■ STATED GOAL: Reproduce each line exactly, including spacing and punctuation.

■ COLLECTED MATERIAL:
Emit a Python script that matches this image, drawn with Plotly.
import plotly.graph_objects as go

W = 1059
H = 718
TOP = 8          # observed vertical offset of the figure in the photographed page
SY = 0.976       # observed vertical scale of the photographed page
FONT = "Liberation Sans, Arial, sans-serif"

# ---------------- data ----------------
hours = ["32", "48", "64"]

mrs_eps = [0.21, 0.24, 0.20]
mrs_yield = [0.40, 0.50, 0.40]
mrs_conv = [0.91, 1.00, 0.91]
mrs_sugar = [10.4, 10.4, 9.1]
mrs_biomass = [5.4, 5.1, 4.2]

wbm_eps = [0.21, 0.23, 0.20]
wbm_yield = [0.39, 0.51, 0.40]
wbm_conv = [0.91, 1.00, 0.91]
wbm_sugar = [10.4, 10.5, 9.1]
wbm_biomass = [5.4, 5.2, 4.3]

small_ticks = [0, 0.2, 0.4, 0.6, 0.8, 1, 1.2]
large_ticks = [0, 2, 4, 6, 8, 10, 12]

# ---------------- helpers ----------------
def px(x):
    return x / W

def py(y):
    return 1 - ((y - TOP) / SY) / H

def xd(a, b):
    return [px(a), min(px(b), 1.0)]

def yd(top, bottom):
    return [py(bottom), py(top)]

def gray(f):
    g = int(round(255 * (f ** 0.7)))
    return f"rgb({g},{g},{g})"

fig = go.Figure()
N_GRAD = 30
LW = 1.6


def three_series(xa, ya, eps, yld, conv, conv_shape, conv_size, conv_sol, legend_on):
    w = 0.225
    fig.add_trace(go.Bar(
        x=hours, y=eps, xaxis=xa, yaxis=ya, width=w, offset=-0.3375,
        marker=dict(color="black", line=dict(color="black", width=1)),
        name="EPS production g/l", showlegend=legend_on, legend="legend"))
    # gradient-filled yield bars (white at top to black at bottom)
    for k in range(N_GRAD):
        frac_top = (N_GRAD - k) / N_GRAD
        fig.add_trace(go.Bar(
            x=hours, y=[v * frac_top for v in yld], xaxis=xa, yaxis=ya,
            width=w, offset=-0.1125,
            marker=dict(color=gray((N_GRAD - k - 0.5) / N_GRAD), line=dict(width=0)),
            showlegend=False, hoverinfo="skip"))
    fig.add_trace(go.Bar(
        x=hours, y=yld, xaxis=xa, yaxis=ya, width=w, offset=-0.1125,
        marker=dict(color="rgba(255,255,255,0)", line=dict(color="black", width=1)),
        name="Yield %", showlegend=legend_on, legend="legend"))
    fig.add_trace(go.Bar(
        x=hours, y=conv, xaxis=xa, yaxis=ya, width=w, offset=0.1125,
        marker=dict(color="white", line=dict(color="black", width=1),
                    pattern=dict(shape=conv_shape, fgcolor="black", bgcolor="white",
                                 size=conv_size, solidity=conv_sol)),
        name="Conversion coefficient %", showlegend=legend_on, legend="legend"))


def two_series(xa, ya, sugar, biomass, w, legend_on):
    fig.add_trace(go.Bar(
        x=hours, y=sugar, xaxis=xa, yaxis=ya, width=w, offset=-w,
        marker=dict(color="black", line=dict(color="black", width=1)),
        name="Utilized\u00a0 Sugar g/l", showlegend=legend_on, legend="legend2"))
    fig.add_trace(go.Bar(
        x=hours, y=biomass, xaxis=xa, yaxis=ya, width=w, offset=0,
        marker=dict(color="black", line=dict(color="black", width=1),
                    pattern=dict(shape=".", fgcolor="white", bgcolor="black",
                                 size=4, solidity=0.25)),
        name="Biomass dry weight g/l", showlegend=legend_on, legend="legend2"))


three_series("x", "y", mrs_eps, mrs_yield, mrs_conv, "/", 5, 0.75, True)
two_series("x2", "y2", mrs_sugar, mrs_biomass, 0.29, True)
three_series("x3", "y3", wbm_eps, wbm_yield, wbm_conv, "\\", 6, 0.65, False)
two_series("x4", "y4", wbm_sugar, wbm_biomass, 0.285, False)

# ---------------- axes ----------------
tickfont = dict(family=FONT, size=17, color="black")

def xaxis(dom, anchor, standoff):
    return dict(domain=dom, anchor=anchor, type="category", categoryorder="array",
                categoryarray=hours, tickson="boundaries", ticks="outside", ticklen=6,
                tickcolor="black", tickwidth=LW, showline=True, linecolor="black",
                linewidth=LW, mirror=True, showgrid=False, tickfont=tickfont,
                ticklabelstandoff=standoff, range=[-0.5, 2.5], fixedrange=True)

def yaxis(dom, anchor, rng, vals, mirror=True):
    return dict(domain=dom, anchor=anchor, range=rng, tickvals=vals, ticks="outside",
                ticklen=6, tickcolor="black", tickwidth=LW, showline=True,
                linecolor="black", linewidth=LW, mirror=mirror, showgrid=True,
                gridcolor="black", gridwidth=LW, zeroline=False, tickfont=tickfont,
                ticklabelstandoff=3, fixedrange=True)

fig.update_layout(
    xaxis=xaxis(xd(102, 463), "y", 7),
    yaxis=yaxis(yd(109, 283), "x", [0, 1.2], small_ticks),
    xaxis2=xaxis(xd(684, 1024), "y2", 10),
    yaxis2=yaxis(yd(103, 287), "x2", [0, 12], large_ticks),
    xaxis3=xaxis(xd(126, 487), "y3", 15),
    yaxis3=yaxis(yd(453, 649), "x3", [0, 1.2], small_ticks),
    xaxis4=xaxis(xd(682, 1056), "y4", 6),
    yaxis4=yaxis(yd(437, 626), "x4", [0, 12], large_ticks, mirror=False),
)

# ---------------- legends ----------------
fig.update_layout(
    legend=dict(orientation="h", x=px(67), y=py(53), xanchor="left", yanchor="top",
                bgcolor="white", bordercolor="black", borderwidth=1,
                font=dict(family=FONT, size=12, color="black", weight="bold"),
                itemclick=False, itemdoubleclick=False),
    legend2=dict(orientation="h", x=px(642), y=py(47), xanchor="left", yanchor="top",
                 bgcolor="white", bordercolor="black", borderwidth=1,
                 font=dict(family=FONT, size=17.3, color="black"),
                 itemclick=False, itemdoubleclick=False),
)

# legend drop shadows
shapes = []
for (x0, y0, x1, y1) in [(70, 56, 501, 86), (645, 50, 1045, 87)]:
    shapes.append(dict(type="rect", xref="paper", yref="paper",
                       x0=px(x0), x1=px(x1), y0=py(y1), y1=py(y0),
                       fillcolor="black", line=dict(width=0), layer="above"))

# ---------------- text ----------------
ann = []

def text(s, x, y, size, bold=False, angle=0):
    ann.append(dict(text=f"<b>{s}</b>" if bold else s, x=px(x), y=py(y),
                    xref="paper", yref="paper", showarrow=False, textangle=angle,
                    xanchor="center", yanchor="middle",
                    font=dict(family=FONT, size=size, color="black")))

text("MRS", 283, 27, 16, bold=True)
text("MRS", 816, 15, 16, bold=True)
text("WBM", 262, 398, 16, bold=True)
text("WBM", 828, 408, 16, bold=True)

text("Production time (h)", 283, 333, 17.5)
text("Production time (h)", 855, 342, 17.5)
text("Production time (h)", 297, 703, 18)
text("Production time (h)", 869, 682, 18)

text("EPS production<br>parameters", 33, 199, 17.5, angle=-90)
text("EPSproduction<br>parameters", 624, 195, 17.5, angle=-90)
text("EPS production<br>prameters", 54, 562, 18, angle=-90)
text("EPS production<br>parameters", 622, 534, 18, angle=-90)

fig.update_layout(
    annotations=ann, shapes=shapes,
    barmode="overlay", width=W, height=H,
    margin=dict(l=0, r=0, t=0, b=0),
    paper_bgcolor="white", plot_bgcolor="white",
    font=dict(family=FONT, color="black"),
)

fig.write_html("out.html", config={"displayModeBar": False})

■ IN RESPONSE:
Emit a Python script that matches this image, drawn with Plotly.
import plotly.graph_objects as go

W = 1059
H = 718
TOP = 8          # observed vertical offset of the figure in the photographed page
SY = 0.976       # observed vertical scale of the photographed page
FONT = "Liberation Sans, Arial, sans-serif"

# ---------------- data ----------------
hours = ["32", "48", "64"]

mrs_eps = [0.21, 0.24, 0.20]
mrs_yield = [0.40, 0.50, 0.40]
mrs_conv = [0.91, 1.00, 0.91]
mrs_sugar = [10.4, 10.4, 9.1]
mrs_biomass = [5.4, 5.1, 4.2]

wbm_eps = [0.21, 0.23, 0.20]
wbm_yield = [0.39, 0.51, 0.40]
wbm_conv = [0.91, 1.00, 0.91]
wbm_sugar = [10.4, 10.5, 9.1]
wbm_biomass = [5.4, 5.2, 4.3]

small_ticks = [0, 0.2, 0.4, 0.6, 0.8, 1, 1.2]
large_ticks = [0, 2, 4, 6, 8, 10, 12]

# ---------------- helpers ----------------
def px(x):
    return x / W

def py(y):
    return 1 - ((y - TOP) / SY) / H

def xd(a, b):
    return [px(a), min(px(b), 1.0)]

def yd(top, bottom):
    return [py(bottom), py(top)]

def gray(f):
    g = int(round(255 * (f ** 0.7)))
    return f"rgb({g},{g},{g})"

fig = go.Figure()
N_GRAD = 30
LW = 1.6


def three_series(xa, ya, eps, yld, conv, conv_shape, conv_size, conv_sol, legend_on):
    w = 0.225
    fig.add_trace(go.Bar(
        x=hours, y=eps, xaxis=xa, yaxis=ya, width=w, offset=-0.3375,
        marker=dict(color="black", line=dict(color="black", width=1)),
        name="EPS production g/l", showlegend=legend_on, legend="legend"))
    # gradient-filled yield bars (white at top to black at bottom)
    for k in range(N_GRAD):
        frac_top = (N_GRAD - k) / N_GRAD
        fig.add_trace(go.Bar(
            x=hours, y=[v * frac_top for v in yld], xaxis=xa, yaxis=ya,
            width=w, offset=-0.1125,
            marker=dict(color=gray((N_GRAD - k - 0.5) / N_GRAD), line=dict(width=0)),
            showlegend=False, hoverinfo="skip"))
    fig.add_trace(go.Bar(
        x=hours, y=yld, xaxis=xa, yaxis=ya, width=w, offset=-0.1125,
        marker=dict(color="rgba(255,255,255,0)", line=dict(color="black", width=1)),
        name="Yield %", showlegend=legend_on, legend="legend"))
    fig.add_trace(go.Bar(
        x=hours, y=conv, xaxis=xa, yaxis=ya, width=w, offset=0.1125,
        marker=dict(color="white", line=dict(color="black", width=1),
                    pattern=dict(shape=conv_shape, fgcolor="black", bgcolor="white",
                                 size=conv_size, solidity=conv_sol)),
        name="Conversion coefficient %", showlegend=legend_on, legend="legend"))


def two_series(xa, ya, sugar, biomass, w, legend_on):
    fig.add_trace(go.Bar(
        x=hours, y=sugar, xaxis=xa, yaxis=ya, width=w, offset=-w,
        marker=dict(color="black", line=dict(color="black", width=1)),
        name="Utilized\u00a0 Sugar g/l", showlegend=legend_on, legend="legend2"))
    fig.add_trace(go.Bar(
        x=hours, y=biomass, xaxis=xa, yaxis=ya, width=w, offset=0,
        marker=dict(color="black", line=dict(color="black", width=1),
                    pattern=dict(shape=".", fgcolor="white", bgcolor="black",
                                 size=4, solidity=0.25)),
        name="Biomass dry weight g/l", showlegend=legend_on, legend="legend2"))


three_series("x", "y", mrs_eps, mrs_yield, mrs_conv, "/", 5, 0.75, True)
two_series("x2", "y2", mrs_sugar, mrs_biomass, 0.29, True)
three_series("x3", "y3", wbm_eps, wbm_yield, wbm_conv, "\\", 6, 0.65, False)
two_series("x4", "y4", wbm_sugar, wbm_biomass, 0.285, False)

# ---------------- axes ----------------
tickfont = dict(family=FONT, size=17, color="black")

def xaxis(dom, anchor, standoff):
    return dict(domain=dom, anchor=anchor, type="category", categoryorder="array",
                categoryarray=hours, tickson="boundaries", ticks="outside", ticklen=6,
                tickcolor="black", tickwidth=LW, showline=True, linecolor="black",
                linewidth=LW, mirror=True, showgrid=False, tickfont=tickfont,
                ticklabelstandoff=standoff, range=[-0.5, 2.5], fixedrange=True)

def yaxis(dom, anchor, rng, vals, mirror=True):
    return dict(domain=dom, anchor=anchor, range=rng, tickvals=vals, ticks="outside",
                ticklen=6, tickcolor="black", tickwidth=LW, showline=True,
                linecolor="black", linewidth=LW, mirror=mirror, showgrid=True,
                gridcolor="black", gridwidth=LW, zeroline=False, tickfont=tickfont,
                ticklabelstandoff=3, fixedrange=True)

fig.update_layout(
    xaxis=xaxis(xd(102, 463), "y", 7),
    yaxis=yaxis(yd(109, 283), "x", [0, 1.2], small_ticks),
    xaxis2=xaxis(xd(684, 1024), "y2", 10),
    yaxis2=yaxis(yd(103, 287), "x2", [0, 12], large_ticks),
    xaxis3=xaxis(xd(126, 487), "y3", 15),
    yaxis3=yaxis(yd(453, 649), "x3", [0, 1.2], small_ticks),
    xaxis4=xaxis(xd(682, 1056), "y4", 6),
    yaxis4=yaxis(yd(437, 626), "x4", [0, 12], large_ticks, mirror=False),
)

# ---------------- legends ----------------
fig.update_layout(
    legend=dict(orientation="h", x=px(67), y=py(53), xanchor="left", yanchor="top",
                bgcolor="white", bordercolor="black", borderwidth=1,
                font=dict(family=FONT, size=12, color="black", weight="bold"),
                itemclick=False, itemdoubleclick=False),
    legend2=dict(orientation="h", x=px(642), y=py(47), xanchor="left", yanchor="top",
                 bgcolor="white", bordercolor="black", borderwidth=1,
                 font=dict(family=FONT, size=17.3, color="black"),
                 itemclick=False, itemdoubleclick=False),
)

# legend drop shadows
shapes = []
for (x0, y0, x1, y1) in [(70, 56, 501, 86), (645, 50, 1045, 87)]:
    shapes.append(dict(type="rect", xref="paper", yref="paper",
                       x0=px(x0), x1=px(x1), y0=py(y1), y1=py(y0),
                       fillcolor="black", line=dict(width=0), layer="above"))

# ---------------- text ----------------
ann = []

def text(s, x, y, size, bold=False, angle=0):
    ann.append(dict(text=f"<b>{s}</b>" if bold else s, x=px(x), y=py(y),
                    xref="paper", yref="paper", showarrow=False, textangle=angle,
                    xanchor="center", yanchor="middle",
                    font=dict(family=FONT, size=size, color="black")))

text("MRS", 283, 27, 16, bold=True)
text("MRS", 816, 15, 16, bold=True)
text("WBM", 262, 398, 16, bold=True)
text("WBM", 828, 408, 16, bold=True)

text("Production time (h)", 283, 333, 17.5)
text("Production time (h)", 855, 342, 17.5)
text("Production time (h)", 297, 703, 18)
text("Production time (h)", 869, 682, 18)

text("EPS production<br>parameters", 33, 199, 17.5, angle=-90)
text("EPSproduction<br>parameters", 624, 195, 17.5, angle=-90)
text("EPS production<br>prameters", 54, 562, 18, angle=-90)
text("EPS production<br>parameters", 622, 534, 18, angle=-90)

fig.update_layout(
    annotations=ann, shapes=shapes,
    barmode="overlay", width=W, height=H,
    margin=dict(l=0, r=0, t=0, b=0),
    paper_bgcolor="white", plot_bgcolor="white",
    font=dict(family=FONT, color="black"),
)

fig.write_html("out.html", config={"displayModeBar": False})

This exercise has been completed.